Stop-start is the classic. Stimulate however you normally do until you hit an 8, then stop completely. Hands off. Breathe slow and deep for 15 to 30 seconds until the urge fades to a 5 or 6, then build again. Aim for three to five edges before you finish — or don't finish at all, if denial's your flavor.
The squeeze is the penis-specific backup: when you're about to blow, grip firmly just below the head for a few seconds. It knocks the urgency back a couple of points fast.
Two honest tips. First, use lube — 20+ minutes of friction on dry skin is how you end up chafed and regretful. Second, you will overshoot and come by accident while you're learning. Everyone does. It's a rigged game and losing is still an orgasm. Try again tomorrow.
Edging a Partner: Negotiation, Safe Words, and Reading the Room
Edging someone else is glorious, but you're playing with their nervous system, so talk first. Before anyone's pants come off, agree on the shape of the scene: Are they allowed to come at the end, or is this full denial? Is a ruined orgasm on the table? Roughly how long? Any body parts or acts that are off-limits? Two minutes of negotiation buys you hours of guilt-free sadism.
Set safe words. The traffic-light system works: "green" for more, "yellow" for ease up, "red" for full stop, no questions. If a gag's involved, agree a nonverbal signal — something held that they drop, or three sharp taps.
Then learn to read them, because their body snitches before their mouth does. Breathing goes ragged, thighs tense, hips start chasing your hand — that's the edge. Stop. Let them curse at you. Wait for the shaking to settle, start again. The pleading around edge number four is the whole point. "Please" is not a safe word, and you both agreed on that in advance.
Edging With Toys, Restraints, and Denial Gear
Hands work, but gear turns edging into an event.
Wand massagers are the nuclear option — broad, rumbly power that drags almost anyone to the edge whether they like it or not. That makes them perfect for edging and brutal for tease-and-denial. Pull it away at a 9 and watch your partner briefly leave their body.
Restraints solve the biggest problem in partner edging: hands that "accidentally" finish the job. Cuff them to the bed or lock their ankles in a spreader bar and the edge belongs to you alone. One hard rule: never leave a bound person alone in the room. Not for a snack, not for your phone.
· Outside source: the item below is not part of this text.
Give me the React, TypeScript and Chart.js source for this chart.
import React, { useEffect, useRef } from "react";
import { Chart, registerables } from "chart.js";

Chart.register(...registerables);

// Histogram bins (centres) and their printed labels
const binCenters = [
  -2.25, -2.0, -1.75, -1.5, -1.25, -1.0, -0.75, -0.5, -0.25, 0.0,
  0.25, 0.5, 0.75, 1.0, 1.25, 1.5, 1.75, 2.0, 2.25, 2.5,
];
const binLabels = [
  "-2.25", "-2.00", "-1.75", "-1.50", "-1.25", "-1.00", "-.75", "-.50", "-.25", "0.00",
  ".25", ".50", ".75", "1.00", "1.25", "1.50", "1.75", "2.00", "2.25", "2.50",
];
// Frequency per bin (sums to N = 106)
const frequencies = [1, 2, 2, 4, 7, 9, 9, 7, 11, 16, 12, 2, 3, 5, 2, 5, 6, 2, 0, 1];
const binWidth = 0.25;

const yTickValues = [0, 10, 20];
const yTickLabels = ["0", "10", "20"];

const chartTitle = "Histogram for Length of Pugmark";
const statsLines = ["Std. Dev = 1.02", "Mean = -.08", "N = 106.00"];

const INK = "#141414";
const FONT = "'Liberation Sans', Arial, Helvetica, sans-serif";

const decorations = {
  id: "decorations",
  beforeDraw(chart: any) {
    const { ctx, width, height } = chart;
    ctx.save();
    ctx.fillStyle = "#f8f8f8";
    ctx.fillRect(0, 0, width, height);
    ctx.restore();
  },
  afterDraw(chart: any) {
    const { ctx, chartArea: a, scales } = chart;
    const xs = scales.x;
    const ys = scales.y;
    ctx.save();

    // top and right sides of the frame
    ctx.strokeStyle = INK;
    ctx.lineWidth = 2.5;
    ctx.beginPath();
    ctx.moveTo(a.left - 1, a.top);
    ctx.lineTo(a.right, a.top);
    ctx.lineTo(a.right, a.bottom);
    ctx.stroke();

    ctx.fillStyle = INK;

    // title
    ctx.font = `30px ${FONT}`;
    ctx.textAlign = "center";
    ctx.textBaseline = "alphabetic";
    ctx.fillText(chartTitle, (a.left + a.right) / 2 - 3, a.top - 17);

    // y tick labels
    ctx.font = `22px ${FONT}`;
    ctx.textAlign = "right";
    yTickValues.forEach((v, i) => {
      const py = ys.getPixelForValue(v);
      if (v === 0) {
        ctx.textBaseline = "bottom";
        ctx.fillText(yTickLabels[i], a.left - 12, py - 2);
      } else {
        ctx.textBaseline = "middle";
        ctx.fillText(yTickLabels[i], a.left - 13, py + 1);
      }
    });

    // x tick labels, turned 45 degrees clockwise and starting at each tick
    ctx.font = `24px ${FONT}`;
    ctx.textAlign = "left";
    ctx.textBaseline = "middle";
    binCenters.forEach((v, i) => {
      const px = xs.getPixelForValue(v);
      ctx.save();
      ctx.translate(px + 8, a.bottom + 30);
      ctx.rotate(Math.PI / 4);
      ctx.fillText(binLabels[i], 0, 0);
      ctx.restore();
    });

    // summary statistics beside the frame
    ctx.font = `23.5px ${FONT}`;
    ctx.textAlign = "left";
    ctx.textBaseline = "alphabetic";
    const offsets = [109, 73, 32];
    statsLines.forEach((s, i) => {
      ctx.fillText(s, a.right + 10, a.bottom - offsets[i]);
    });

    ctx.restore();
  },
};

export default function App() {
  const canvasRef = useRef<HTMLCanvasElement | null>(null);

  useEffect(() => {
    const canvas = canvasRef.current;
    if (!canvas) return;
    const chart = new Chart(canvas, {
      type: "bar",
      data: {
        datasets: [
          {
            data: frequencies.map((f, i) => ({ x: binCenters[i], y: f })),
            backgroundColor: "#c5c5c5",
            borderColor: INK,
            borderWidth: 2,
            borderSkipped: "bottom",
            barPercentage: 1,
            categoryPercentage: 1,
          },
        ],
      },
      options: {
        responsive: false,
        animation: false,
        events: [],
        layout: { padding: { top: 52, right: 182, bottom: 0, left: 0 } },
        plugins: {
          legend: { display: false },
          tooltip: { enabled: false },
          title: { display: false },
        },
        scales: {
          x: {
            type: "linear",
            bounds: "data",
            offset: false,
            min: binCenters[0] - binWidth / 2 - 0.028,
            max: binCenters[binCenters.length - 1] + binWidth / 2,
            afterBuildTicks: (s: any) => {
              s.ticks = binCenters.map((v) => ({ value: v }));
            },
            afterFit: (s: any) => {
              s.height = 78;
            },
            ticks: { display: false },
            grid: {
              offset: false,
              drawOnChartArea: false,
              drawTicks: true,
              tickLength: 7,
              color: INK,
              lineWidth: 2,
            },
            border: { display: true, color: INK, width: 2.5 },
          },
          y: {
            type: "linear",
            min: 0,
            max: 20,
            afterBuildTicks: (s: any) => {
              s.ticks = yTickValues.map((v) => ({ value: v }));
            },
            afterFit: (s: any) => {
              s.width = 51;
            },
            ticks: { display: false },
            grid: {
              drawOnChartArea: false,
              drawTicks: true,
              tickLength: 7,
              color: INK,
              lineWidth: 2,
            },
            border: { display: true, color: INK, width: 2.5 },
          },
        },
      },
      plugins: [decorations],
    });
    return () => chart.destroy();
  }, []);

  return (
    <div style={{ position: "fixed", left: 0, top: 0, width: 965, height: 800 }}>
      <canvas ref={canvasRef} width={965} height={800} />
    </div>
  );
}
Ever.
Blindfolds strip away anticipation cues, so every touch lands as a surprise and arousal spikes faster.
E-stim delivers stimulation your hand physically can't, with precise intensity control — edging on a dial.
Chastity cages are edging's endgame: denial measured in days, not minutes.
One materials note: if your toys are silicone, use water-based lube. Silicone lube can wreck a silicone toy's surface.
Is Edging Safe? Aftercare and the Truth About Blue Balls
Short answer: yes, edging is safe. "Blue balls" — that deep pelvic ache from prolonged arousal without release — is real, but it's harmless congestion, not damage. It fades on its own within a few hours, or instantly with an orgasm. Same deal for vulvas, by the way; pelvic heaviness after long denial is common and equally temporary.
What actually needs managing: chafing (lube, always), and if restraints are involved, circulation — numbness or pins and needles means adjust or release immediately, not "in a minute."
Don't skip aftercare. A long denial scene floods someone with adrenaline and endorphins, and the comedown can leave them shaky, cold, or weirdly emotional — even if they came, especially if they didn't. Water, a blanket, actual physical contact, and a genuine "you did so well" go a long way. Check in the next day too; drop can arrive late. You just spent an hour dismantling someone's brain. Help put it back.
Questions people actually ask
- How long should an edging session last?
- Start with 15 to 20 minutes and three edges — enough to feel the difference without turning it into a shift at work. Experienced players run sessions of an hour or more, but length isn't the score. Five well-controlled edges beat forty minutes of vague fumbling every time.
- Is edging bad for you?
- No. Edging doesn't damage anything. The worst-case outcomes are temporary pelvic aching from congestion, which resolves on its own or with an orgasm, and chafing if you skipped lube. Both are discomforts, not injuries.
- What's the difference between edging and orgasm denial?
- Edging is the technique — building to the brink and backing off. Denial is one possible ending, where the orgasm never gets granted at all. Most edging sessions finish with a (spectacular) orgasm; denial takes the toys away and sends everyone to bed frustrated. On purpose.
- What is a ruined orgasm?
- It's when all stimulation stops right at the point of no return, so the orgasm technically happens but with the pleasure gutted — a weak, leaking anticlimax instead of a peak. Some people find it cruelly hot; some hate it. That's exactly why it goes in the negotiation before the scene, not as a surprise.
- Does edging help you last longer in bed?
- It's genuinely good practice. The stop-start method used in edging is the same drill people use to build stamina: you learn to recognize the point of no return early and back off before you cross it. It's a skill, not magic — expect improvement over weeks of practice, not one session.
- Can you edge with a vibrator or wand?
- Absolutely — a wand massager is arguably the best edging tool there is, because you can pull it away instantly and dial power up or down between rounds. Start on a low setting; strong vibration gets you to the edge so fast you'll overshoot before you've learned to feel it coming.